Со второй половины 1899 г. Англия ввязалась в Южно-Африканскую войну, которая оказалась много труднее, чем думали все. Народ в несколько сот тысяч человек, почти без артиллерии, оказался в состоянии связать почти на три года военные силы Британской империи. Непопулярность Англии во всех европейских государствах была так велика, что отовсюду к бурам стремились десятки, сотни добровольцев. Государь разделял общее отношение к этой борьбе «Давида с Голиафом», как тогда говорили, — то отношение, которое побудило гласного московской городской думы А. И. Гучкова отправиться добровольцем в Южную Африку.

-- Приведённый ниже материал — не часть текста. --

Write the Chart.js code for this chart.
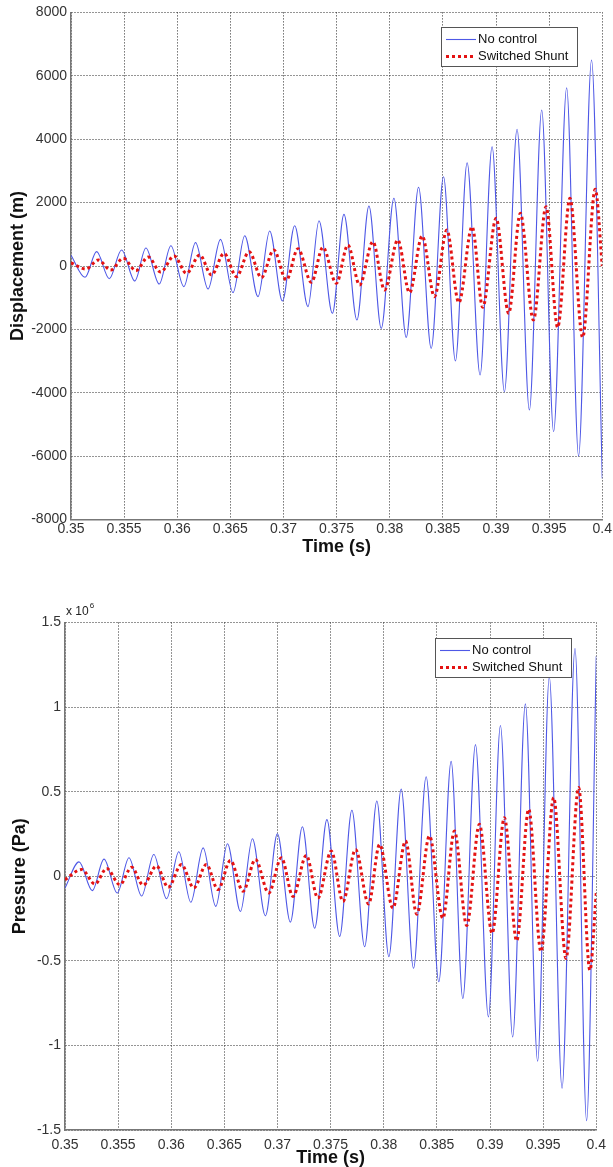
<!DOCTYPE html>
<html>
<head>
<meta charset="utf-8">
<script src="https://cdn.jsdelivr.net/npm/chart.js@4.4.1/dist/chart.umd.min.js"></script>
<style>
  html, body { margin: 0; padding: 0; background: #fff; overflow: hidden; }
  canvas { display: block; }
</style>
</head>
<body>
<canvas id="dispChart" width="613" height="565"></canvas>
<canvas id="pressChart" width="613" height="602"></canvas>
<script>
// time axis (shared)
const timeTicks = [0.35, 0.355, 0.36, 0.365, 0.37, 0.375, 0.38, 0.385, 0.39, 0.395, 0.4];
const timeTickLabels = ['0.35', '0.355', '0.36', '0.365', '0.37', '0.375', '0.38', '0.385', '0.39', '0.395', '0.4'];

// displacement (m) - peaks / troughs
const dispTicks = [-8000, -6000, -4000, -2000, 0, 2000, 4000, 6000, 8000];
const dispTimeNoControl = [0.35, 0.35132, 0.35241, 0.3536, 0.35476, 0.35601, 0.35705, 0.3583, 0.3594, 0.36062,
  0.36172, 0.3629, 0.36407, 0.36525, 0.36635, 0.3676, 0.3687, 0.3699, 0.37105, 0.3723,
  0.37334, 0.3746, 0.37569, 0.37691, 0.37804, 0.3792, 0.38039, 0.38155, 0.38271, 0.3839,
  0.38506, 0.38618, 0.38728, 0.3885, 0.38963, 0.39079, 0.39198, 0.39314, 0.3943, 0.39542,
  0.39665, 0.39777, 0.39899, 0.4];
const dispNoControl = [340, -357, 452, -400, 505, -473, 568, -568, 641, -652,
  736, -725, 841, -841, 956, -967, 1104, -1104, 1272, -1282,
  1429, -1492, 1629, -1703, 1893, -1967, 2135, -2250, 2482, -2597,
  2817, -2997, 3259, -3438, 3764, -3965, 4312, -4543, 4921, -5226,
  5625, -5994, 6498, -6700];
const dispTimeShunt = [0.35, 0.35141, 0.35257, 0.35373, 0.35492, 0.35611, 0.35727, 0.35843, 0.35971, 0.36087,
  0.36212, 0.36322, 0.36441, 0.36557, 0.36676, 0.36792, 0.36908, 0.37027, 0.37136, 0.37262,
  0.37371, 0.37497, 0.37606, 0.37716, 0.37841, 0.37951, 0.38076, 0.38186, 0.38305, 0.38421,
  0.38537, 0.3865, 0.38775, 0.38875, 0.39001, 0.39119, 0.39229, 0.39352, 0.39471, 0.3958,
  0.39696, 0.39815, 0.39934, 0.4];
const dispShunt = [100, -95, 189, -126, 242, -147, 284, -189, 315, -231,
  347, -284, 400, -336, 452, -368, 505, -441, 547, -515,
  589, -547, 662, -599, 767, -757, 820, -842, 946, -968,
  1136, -1157, 1240, -1303, 1505, -1492, 1662, -1703, 1871, -1934,
  2135, -2250, 2420, 0];

// pressure (x 10^6 Pa)
const pressTicks = [-1.5, -1, -0.5, 0, 0.5, 1, 1.5];
const pressTickLabels = ['-1.5', '-1', '-0.5', '0', '0.5', '1', '1.5'];
const pressTimeNoControl = [0.35, 0.35132, 0.35257, 0.35367, 0.35492, 0.35602, 0.35721, 0.35836, 0.35956, 0.36071,
  0.36184, 0.363, 0.36419, 0.36529, 0.36651, 0.36764, 0.36886, 0.36999, 0.37121, 0.37234,
  0.3735, 0.37465, 0.37585, 0.377, 0.3782, 0.37935, 0.38048, 0.38164, 0.3828, 0.38399,
  0.38518, 0.38634, 0.38744, 0.38863, 0.38985, 0.39098, 0.39213, 0.39333, 0.39448, 0.39558,
  0.39678, 0.398, 0.39909, 0.4];
const pressNoControl = [-0.07, 0.085, -0.085, 0.101, -0.099, 0.109, -0.117, 0.129, -0.133, 0.145,
  -0.154, 0.168, -0.178, 0.192, -0.208, 0.222, -0.234, 0.251, -0.271, 0.293,
  -0.307, 0.335, -0.356, 0.39, -0.416, 0.445, -0.475, 0.515, -0.544, 0.588,
  -0.624, 0.679, -0.723, 0.778, -0.831, 0.891, -0.95, 1.019, -1.094, 1.178,
  -1.253, 1.346, -1.445, 1.3];
const pressTimeShunt = [0.35, 0.35157, 0.35282, 0.35392, 0.35517, 0.35627, 0.35736, 0.35861, 0.35971, 0.36096,
  0.36212, 0.36331, 0.3644, 0.36557, 0.36676, 0.36792, 0.36917, 0.37036, 0.37146, 0.37271,
  0.3738, 0.37506, 0.37616, 0.37735, 0.37857, 0.37961, 0.38086, 0.38205, 0.38311, 0.3843,
  0.38556, 0.38665, 0.38781, 0.389, 0.3902, 0.39135, 0.39251, 0.39364, 0.3948, 0.39599,
  0.39715, 0.39834, 0.3994, 0.4];
const pressShunt = [-0.02, 0.04, -0.046, 0.046, -0.05, 0.053, -0.053, 0.061, -0.065, 0.069,
  -0.069, 0.069, -0.079, 0.093, -0.089, 0.099, -0.099, 0.109, -0.119, 0.123,
  -0.129, 0.149, -0.149, 0.158, -0.164, 0.188, -0.188, 0.208, -0.224, 0.238,
  -0.248, 0.267, -0.291, 0.307, -0.337, 0.346, -0.382, 0.396, -0.445, 0.465,
  -0.485, 0.524, -0.556, -0.1];

const FONT = '"Liberation Sans", Arial, sans-serif';

function toPoints(times, values) {
  return times.map((t, i) => ({ x: t, y: values[i] }));
}

// legend box drawn inside the plot, top right (matlab style)
const boxLegend = {
  id: 'boxLegend',
  afterDatasetsDraw(chart) {
    const { ctx, chartArea } = chart;
    const w = 136, h = 39;
    const left = Math.round(chartArea.right - 25 - w);
    const top = Math.round(chartArea.top + 15);
    ctx.save();
    ctx.fillStyle = '#fff';
    ctx.fillRect(left, top, w, h);
    ctx.strokeStyle = '#555';
    ctx.lineWidth = 1;
    ctx.strokeRect(left + 0.5, top + 0.5, w, h);
    ctx.font = '13px ' + FONT;
    ctx.textBaseline = 'middle';
    chart.data.datasets.forEach((ds, i) => {
      const y = top + 12.5 + i * 17;
      ctx.setLineDash(ds.borderDash || []);
      ctx.lineWidth = ds.borderWidth;
      ctx.strokeStyle = ds.borderColor;
      ctx.beginPath();
      ctx.moveTo(left + 5, y);
      ctx.lineTo(left + 35, y);
      ctx.stroke();
      ctx.setLineDash([]);
      ctx.fillStyle = '#111';
      ctx.fillText(ds.label, left + 37, y);
    });
    ctx.restore();
  }
};

// "x 10^6" above the y axis
const exponentLabel = {
  id: 'exponentLabel',
  afterDraw(chart) {
    const { ctx, chartArea } = chart;
    ctx.save();
    ctx.fillStyle = '#222';
    ctx.textBaseline = 'middle';
    ctx.font = '12px ' + FONT;
    ctx.fillText('x 10', chartArea.left + 1, chartArea.top - 11);
    const w = ctx.measureText('x 10').width;
    ctx.font = '8px ' + FONT;
    ctx.fillText('6', chartArea.left + 2 + w, chartArea.top - 17);
    ctx.restore();
  }
};

function makeChart(id, s) {
  return new Chart(document.getElementById(id), {
    type: 'line',
    data: {
      datasets: [{
        label: 'No control',
        data: toPoints(s.t1, s.v1),
        borderColor: 'rgb(78,88,230)',
        borderWidth: 1.1,
        pointRadius: 0,
        cubicInterpolationMode: 'monotone',
        order: 1
      }, {
        label: 'Switched Shunt',
        data: toPoints(s.t2, s.v2),
        borderColor: 'rgb(228,18,18)',
        borderWidth: 3,
        borderDash: [3, 3],
        pointRadius: 0,
        cubicInterpolationMode: 'monotone',
        order: 0
      }]
    },
    options: {
      animation: false,
      responsive: false,
      devicePixelRatio: 1,
      layout: { padding: s.padding },
      plugins: {
        legend: { display: false },
        tooltip: { enabled: false }
      },
      scales: {
        x: {
          type: 'linear',
          min: 0.35,
          max: 0.4,
          afterBuildTicks: (axis) => { axis.ticks = timeTicks.map(v => ({ value: v })); },
          afterFit: (axis) => { axis.height = s.xHeight; },
          ticks: {
            autoSkip: false,
            maxRotation: 0,
            padding: s.xTickPad,
            color: '#333',
            font: { family: FONT, size: 14 },
            callback: (v, i) => timeTickLabels[i]
          },
          grid: { color: '#2a2a2a', lineWidth: 1, drawTicks: false },
          border: { color: '#777', width: 1.5, dash: [1, 2] },
          title: {
            display: true,
            text: 'Time (s)',
            color: '#111',
            font: { family: FONT, size: 18, weight: 'bold', lineHeight: 1 },
            padding: { top: 0, bottom: s.xTitlePad }
          }
        },
        y: {
          min: s.yTicks[0],
          max: s.yTicks[s.yTicks.length - 1],
          afterBuildTicks: (axis) => { axis.ticks = s.yTicks.map(v => ({ value: v })); },
          afterFit: (axis) => { axis.width = s.yWidth; },
          ticks: {
            padding: 4,
            color: '#333',
            font: { family: FONT, size: 14 },
            callback: (v, i) => s.yLabels[i]
          },
          grid: { color: '#2a2a2a', lineWidth: 1, drawTicks: false },
          border: { color: '#777', width: 1.5, dash: [1, 2] },
          title: {
            display: true,
            text: s.yTitle,
            color: '#111',
            font: { family: FONT, size: 18, weight: 'bold', lineHeight: 1 },
            padding: { top: s.yTitlePad, bottom: 0 }
          }
        }
      }
    },
    plugins: s.plugins
  });
}

makeChart('dispChart', {
  t1: dispTimeNoControl, v1: dispNoControl,
  t2: dispTimeShunt, v2: dispShunt,
  yTicks: dispTicks,
  yLabels: dispTicks.map(String),
  yTitle: 'Displacement (m)',
  padding: { top: 12.4, right: 10, bottom: 0, left: 0 },
  yWidth: 71,
  xHeight: 45.4,
  xTickPad: 1,
  xTitlePad: 9,
  yTitlePad: 9,
  plugins: [boxLegend]
});

makeChart('pressChart', {
  t1: pressTimeNoControl, v1: pressNoControl,
  t2: pressTimeShunt, v2: pressShunt,
  yTicks: pressTicks,
  yLabels: pressTickLabels,
  yTitle: 'Pressure (Pa)',
  padding: { top: 57.5, right: 16, bottom: 0, left: 0 },
  yWidth: 65,
  xHeight: 37,
  xTickPad: 7,
  xTitlePad: 0,
  yTitlePad: 11,
  plugins: [boxLegend, exponentLabel]
});
</script>
</body>
</html>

В письмах к близким Он не скрывал своих чувств, и писал Великой Княгине Ксении Александровне, насколько Ему приятна мысль о том, что Он бы мог решить исход этой борьбы, двинув войска на Индию. Но Государь сознавал, что это было бы трудным и рискованным начинанием, которое могло бы вылиться в общеевропейскую войну. Дальше замечаний в частных письмах Он не пошел, хотя некоторые министры и склонялись к желательности использовать английские затруднения.
Англия, со своей стороны, делала некоторые шаги навстречу России и (31 августа 1899 г.) впервые согласилась на учреждение должности русского консула в Бомбее, в той Индии, которую так старательно оберегали от русских влияний.
В ноябре 1899 г., германский статс-секретарь по иностранным делам Бюлов, (который вскоре после этого был назначен канцлером), имел с Государем крайне знаменательную беседу в Потсдаме, где Государь, на шестом году своего царствования, в первый раз остановился проездом из Гессена.
Государь говорил с Бюловым прямо и определенно. Отозвавшись с сочувствием о бурах, Он сказал, что Россия не будет вмешиваться в африканские дела. Россия хочет мира. Она не желает и конфликта между Англией и Францией.